** begin SUPPLIED MATERIAL **

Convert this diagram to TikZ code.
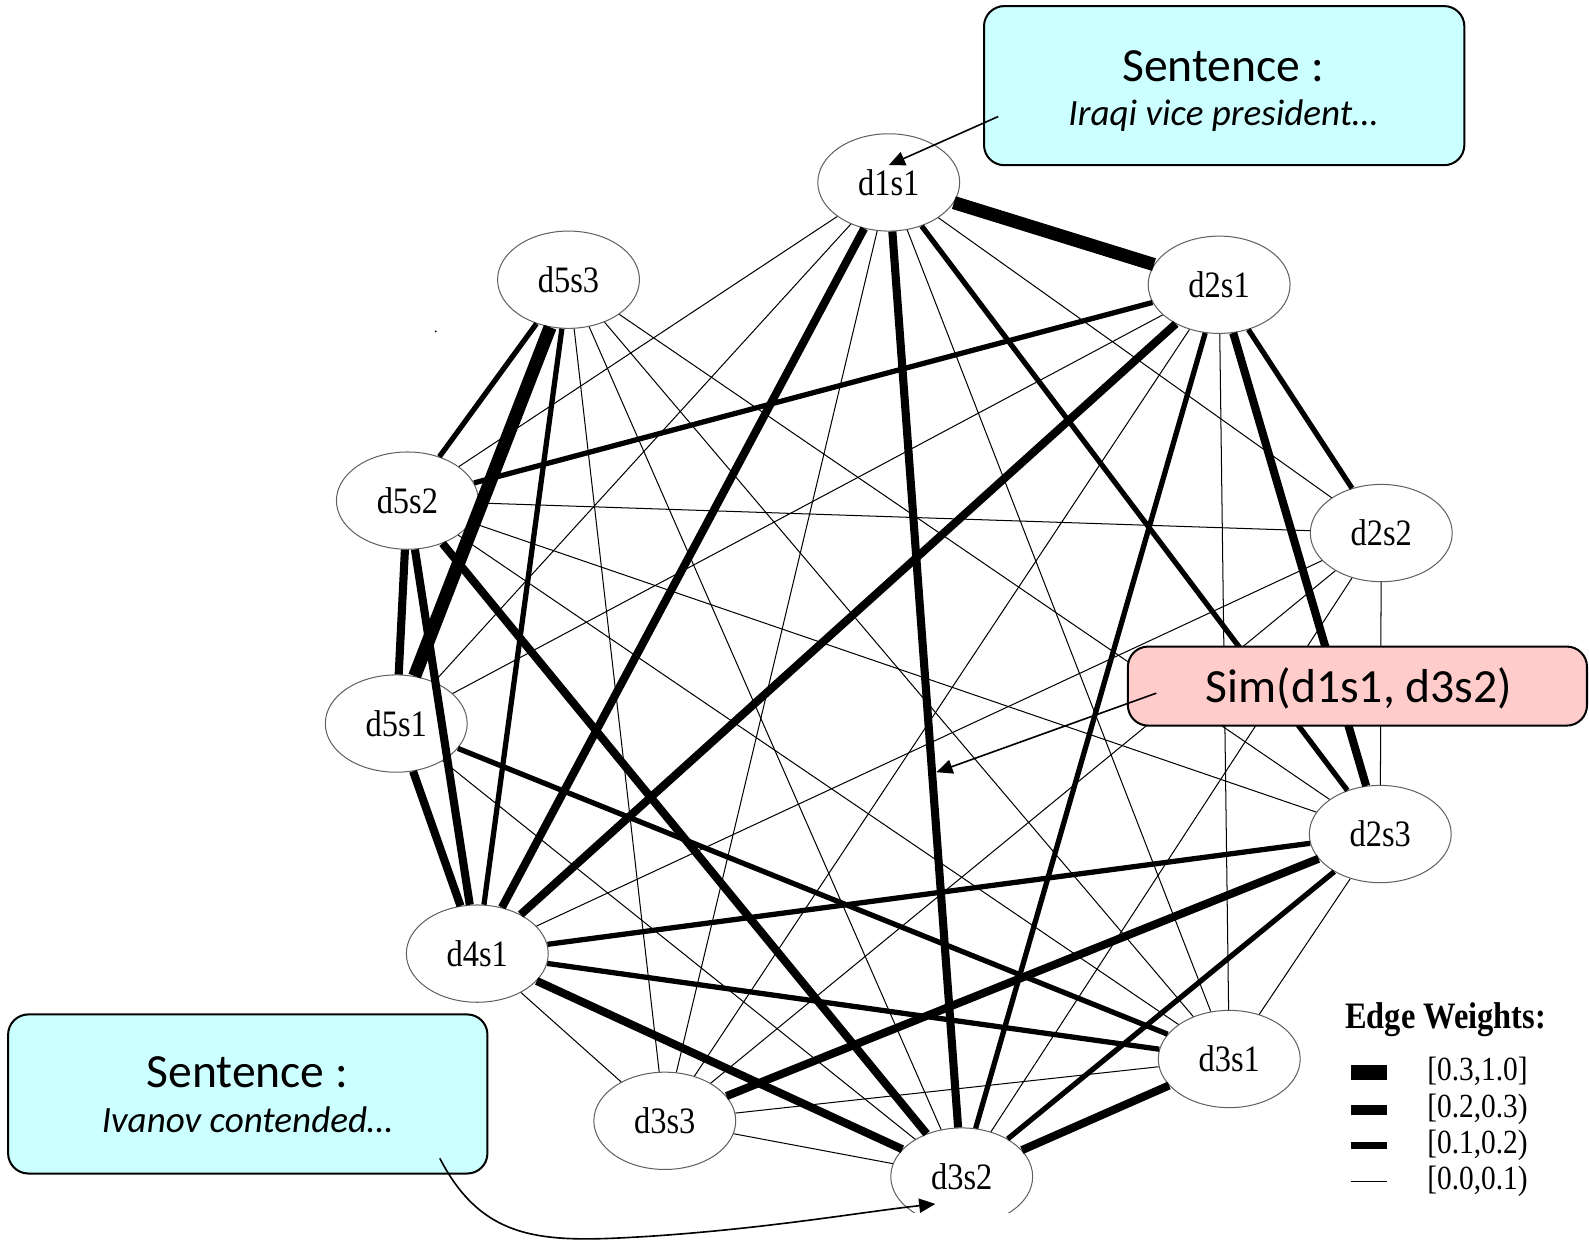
\documentclass[tikz,border=0pt]{standalone}
\usepackage{fontspec}
\usepackage{graphicx}
\setmainfont{Liberation Serif}
\newfontfamily\calib{Carlito}
\usetikzlibrary{shapes.geometric,arrows.meta}
% slightly condensed look of the graph lettering
\newcommand{\tallish}[1]{\scalebox{1}[1.15]{#1}}

\begin{document}
\begin{tikzpicture}[x=0.5pt,y=-0.5pt,
  sent/.style={draw=gray!75!black, line width=0.5pt, ellipse, fill=white,
    minimum width=70pt, minimum height=48pt, inner sep=0pt,
    font=\fontsize{16}{16}\selectfont},
  wA/.style={line width=0.5pt},
  wB/.style={line width=2.6pt},
  wC/.style={line width=4pt},
  wD/.style={line width=6.5pt},
  callout/.style={draw=black, line width=1pt, rounded corners=10pt},
  pointer/.style={line width=0.8pt, -{Triangle[length=8pt,width=7pt]}},
  bigtxt/.style={font=\calib\fontsize{23.5}{24}\selectfont, inner sep=0pt, anchor=base},
  ittxt/.style={font=\calib\itshape\fontsize{18.3}{19}\selectfont, inner sep=0pt, anchor=base},
  legtxt/.style={font=\fontsize{14.5}{15}\selectfont, inner sep=0pt, anchor=base west}]

\useasboundingbox (0,0) rectangle (1568,1227);
\fill[white] (0,0) rectangle (1568,1227);

% ---- sentence similarity graph ----
\begin{scope}
\clip (0,0) rectangle (1568,1196);
\node[sent] (d1s1) at (877,180) {\tallish{d1s1}};
\node[sent] (d2s1) at (1203,281) {\tallish{d2s1}};
\node[sent] (d2s2) at (1363,526) {\tallish{d2s2}};
\node[sent] (d2s3) at (1362,823) {\tallish{d2s3}};
\node[sent] (d3s1) at (1213,1045) {\tallish{d3s1}};
\node[sent] (d3s2) at (949,1161) {\tallish{d3s2}};
\node[sent] (d3s3) at (656,1106) {\tallish{d3s3}};
\node[sent] (d4s1) at (471,941) {\tallish{d4s1}};
\node[sent] (d5s1) at (391,714) {\tallish{d5s1}};
\node[sent] (d5s2) at (402,494) {\tallish{d5s2}};
\node[sent] (d5s3) at (561,276) {\tallish{d5s3}};

% weight [0.0,0.1)
\foreach \a/\b in {d1s1/d5s2, d1s1/d5s1, d1s1/d3s3, d1s1/d3s1, d1s1/d2s2,
  d2s1/d5s1, d2s1/d3s3, d2s1/d3s1, d2s2/d5s2, d2s2/d2s3, d2s2/d4s1,
  d2s2/d3s3, d2s2/d3s2, d2s3/d5s3, d2s3/d5s2, d2s3/d3s1, d3s1/d5s3,
  d3s1/d5s2, d3s1/d3s3, d4s1/d3s3, d3s3/d5s3, d3s3/d3s2, d5s3/d3s2,
  d5s1/d3s2}
  \draw[wA] (\a) -- (\b);
% weight [0.1,0.2)
\foreach \a/\b in {d5s3/d5s2, d5s3/d4s1, d2s1/d2s2, d1s1/d2s3, d2s1/d5s2,
  d2s1/d3s2, d5s1/d3s1, d4s1/d2s3, d4s1/d3s1, d2s3/d3s2}
  \draw[wB] (\a) -- (\b);
% weight [0.2,0.3)
\foreach \a/\b in {d1s1/d4s1, d1s1/d3s2, d2s1/d4s1, d2s1/d2s3, d5s2/d5s1,
  d5s1/d4s1, d5s2/d4s1, d5s2/d3s2, d4s1/d3s2, d3s3/d2s3, d3s2/d3s1}
  \draw[wC] (\a) -- (\b);
% weight [0.3,1.0]
\foreach \a/\b in {d1s1/d2s1, d5s3/d5s1}
  \draw[wD] (\a) -- (\b);

\fill (430,327) circle (1);

% legend
\node[font=\bfseries\fontsize{16}{16}\selectfont, inner sep=0pt, anchor=base west]
  (legtitle) at (1327,1015) {\tallish{Edge Weights:}};
\coordinate (l1a) at (1333,1058); \coordinate (l1b) at (1369,1058);
\coordinate (l2a) at (1333,1095); \coordinate (l2b) at (1369,1095);
\coordinate (l3a) at (1333,1130); \coordinate (l3b) at (1369,1130);
\coordinate (l4a) at (1333,1166); \coordinate (l4b) at (1369,1166);
\draw[line width=7.5pt] (l1a) -- (l1b);
\draw[line width=5pt] (l2a) -- (l2b);
\draw[line width=3.5pt] (l3a) -- (l3b);
\draw[wA] (l4a) -- (l4b);
\node[legtxt] (lg1) at (1408,1066) {\tallish{[0.3,1.0]}};
\node[legtxt] (lg2) at (1408,1103) {\tallish{[0.2,0.3)}};
\node[legtxt] (lg3) at (1408,1138) {\tallish{[0.1,0.2)}};
\node[legtxt] (lg4) at (1408,1174) {\tallish{[0.0,0.1)}};
\end{scope}

% ---- callouts ----
\draw[callout, fill={rgb,255:red,204;green,255;blue,255}] (971,6) rectangle (1445,163);
\node[bigtxt] (t1) at (1207,80) {Sentence :};
\node[ittxt] (t2) at (1207,124) {Iraqi vice president…};
\coordinate (p1) at (985,115);
\draw[pointer] (p1) -- (d1s1.center |- 0,163) ;

\draw[callout, fill={rgb,255:red,255;green,204;blue,204}] (1113,638) rectangle (1566,716);
\node[bigtxt] (t3) at (1341,693) {Sim(d1s1, d3s2)};
\coordinate (p2) at (1141,684);
\coordinate (p2tip) at (924,762);
\draw[pointer] (p2) -- (p2tip);

\draw[callout, fill={rgb,255:red,204;green,255;blue,255}] (8,1001) rectangle (481,1158);
\node[bigtxt] (t4) at (244,1073) {Sentence :};
\node[ittxt] (t5) at (244,1118) {Ivanov contended…};
\coordinate (p3) at (434,1143);
\coordinate (p3tip) at (923,1188);
\draw[pointer] (p3) .. controls (478,1228) and (540,1226) .. (640,1220)
  .. controls (760,1212) and (850,1196) .. (p3tip);
\end{tikzpicture}
\end{document}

** end SUPPLIED MATERIAL **

SHORT TASK>
Exclude every picture and copy the remaining data exactly.

IN RESPONSE>
Convert this diagram to TikZ code.
\documentclass[tikz,border=0pt]{standalone}
\usepackage{fontspec}
\usepackage{graphicx}
\setmainfont{Liberation Serif}
\newfontfamily\calib{Carlito}
\usetikzlibrary{shapes.geometric,arrows.meta}
% slightly condensed look of the graph lettering
\newcommand{\tallish}[1]{\scalebox{1}[1.15]{#1}}

\begin{document}
\begin{tikzpicture}[x=0.5pt,y=-0.5pt,
  sent/.style={draw=gray!75!black, line width=0.5pt, ellipse, fill=white,
    minimum width=70pt, minimum height=48pt, inner sep=0pt,
    font=\fontsize{16}{16}\selectfont},
  wA/.style={line width=0.5pt},
  wB/.style={line width=2.6pt},
  wC/.style={line width=4pt},
  wD/.style={line width=6.5pt},
  callout/.style={draw=black, line width=1pt, rounded corners=10pt},
  pointer/.style={line width=0.8pt, -{Triangle[length=8pt,width=7pt]}},
  bigtxt/.style={font=\calib\fontsize{23.5}{24}\selectfont, inner sep=0pt, anchor=base},
  ittxt/.style={font=\calib\itshape\fontsize{18.3}{19}\selectfont, inner sep=0pt, anchor=base},
  legtxt/.style={font=\fontsize{14.5}{15}\selectfont, inner sep=0pt, anchor=base west}]

\useasboundingbox (0,0) rectangle (1568,1227);
\fill[white] (0,0) rectangle (1568,1227);

% ---- sentence similarity graph ----
\begin{scope}
\clip (0,0) rectangle (1568,1196);
\node[sent] (d1s1) at (877,180) {\tallish{d1s1}};
\node[sent] (d2s1) at (1203,281) {\tallish{d2s1}};
\node[sent] (d2s2) at (1363,526) {\tallish{d2s2}};
\node[sent] (d2s3) at (1362,823) {\tallish{d2s3}};
\node[sent] (d3s1) at (1213,1045) {\tallish{d3s1}};
\node[sent] (d3s2) at (949,1161) {\tallish{d3s2}};
\node[sent] (d3s3) at (656,1106) {\tallish{d3s3}};
\node[sent] (d4s1) at (471,941) {\tallish{d4s1}};
\node[sent] (d5s1) at (391,714) {\tallish{d5s1}};
\node[sent] (d5s2) at (402,494) {\tallish{d5s2}};
\node[sent] (d5s3) at (561,276) {\tallish{d5s3}};

% weight [0.0,0.1)
\foreach \a/\b in {d1s1/d5s2, d1s1/d5s1, d1s1/d3s3, d1s1/d3s1, d1s1/d2s2,
  d2s1/d5s1, d2s1/d3s3, d2s1/d3s1, d2s2/d5s2, d2s2/d2s3, d2s2/d4s1,
  d2s2/d3s3, d2s2/d3s2, d2s3/d5s3, d2s3/d5s2, d2s3/d3s1, d3s1/d5s3,
  d3s1/d5s2, d3s1/d3s3, d4s1/d3s3, d3s3/d5s3, d3s3/d3s2, d5s3/d3s2,
  d5s1/d3s2}
  \draw[wA] (\a) -- (\b);
% weight [0.1,0.2)
\foreach \a/\b in {d5s3/d5s2, d5s3/d4s1, d2s1/d2s2, d1s1/d2s3, d2s1/d5s2,
  d2s1/d3s2, d5s1/d3s1, d4s1/d2s3, d4s1/d3s1, d2s3/d3s2}
  \draw[wB] (\a) -- (\b);
% weight [0.2,0.3)
\foreach \a/\b in {d1s1/d4s1, d1s1/d3s2, d2s1/d4s1, d2s1/d2s3, d5s2/d5s1,
  d5s1/d4s1, d5s2/d4s1, d5s2/d3s2, d4s1/d3s2, d3s3/d2s3, d3s2/d3s1}
  \draw[wC] (\a) -- (\b);
% weight [0.3,1.0]
\foreach \a/\b in {d1s1/d2s1, d5s3/d5s1}
  \draw[wD] (\a) -- (\b);

\fill (430,327) circle (1);

% legend
\node[font=\bfseries\fontsize{16}{16}\selectfont, inner sep=0pt, anchor=base west]
  (legtitle) at (1327,1015) {\tallish{Edge Weights:}};
\coordinate (l1a) at (1333,1058); \coordinate (l1b) at (1369,1058);
\coordinate (l2a) at (1333,1095); \coordinate (l2b) at (1369,1095);
\coordinate (l3a) at (1333,1130); \coordinate (l3b) at (1369,1130);
\coordinate (l4a) at (1333,1166); \coordinate (l4b) at (1369,1166);
\draw[line width=7.5pt] (l1a) -- (l1b);
\draw[line width=5pt] (l2a) -- (l2b);
\draw[line width=3.5pt] (l3a) -- (l3b);
\draw[wA] (l4a) -- (l4b);
\node[legtxt] (lg1) at (1408,1066) {\tallish{[0.3,1.0]}};
\node[legtxt] (lg2) at (1408,1103) {\tallish{[0.2,0.3)}};
\node[legtxt] (lg3) at (1408,1138) {\tallish{[0.1,0.2)}};
\node[legtxt] (lg4) at (1408,1174) {\tallish{[0.0,0.1)}};
\end{scope}

% ---- callouts ----
\draw[callout, fill={rgb,255:red,204;green,255;blue,255}] (971,6) rectangle (1445,163);
\node[bigtxt] (t1) at (1207,80) {Sentence :};
\node[ittxt] (t2) at (1207,124) {Iraqi vice president…};
\coordinate (p1) at (985,115);
\draw[pointer] (p1) -- (d1s1.center |- 0,163) ;

\draw[callout, fill={rgb,255:red,255;green,204;blue,204}] (1113,638) rectangle (1566,716);
\node[bigtxt] (t3) at (1341,693) {Sim(d1s1, d3s2)};
\coordinate (p2) at (1141,684);
\coordinate (p2tip) at (924,762);
\draw[pointer] (p2) -- (p2tip);

\draw[callout, fill={rgb,255:red,204;green,255;blue,255}] (8,1001) rectangle (481,1158);
\node[bigtxt] (t4) at (244,1073) {Sentence :};
\node[ittxt] (t5) at (244,1118) {Ivanov contended…};
\coordinate (p3) at (434,1143);
\coordinate (p3tip) at (923,1188);
\draw[pointer] (p3) .. controls (478,1228) and (540,1226) .. (640,1220)
  .. controls (760,1212) and (850,1196) .. (p3tip);
\end{tikzpicture}
\end{document}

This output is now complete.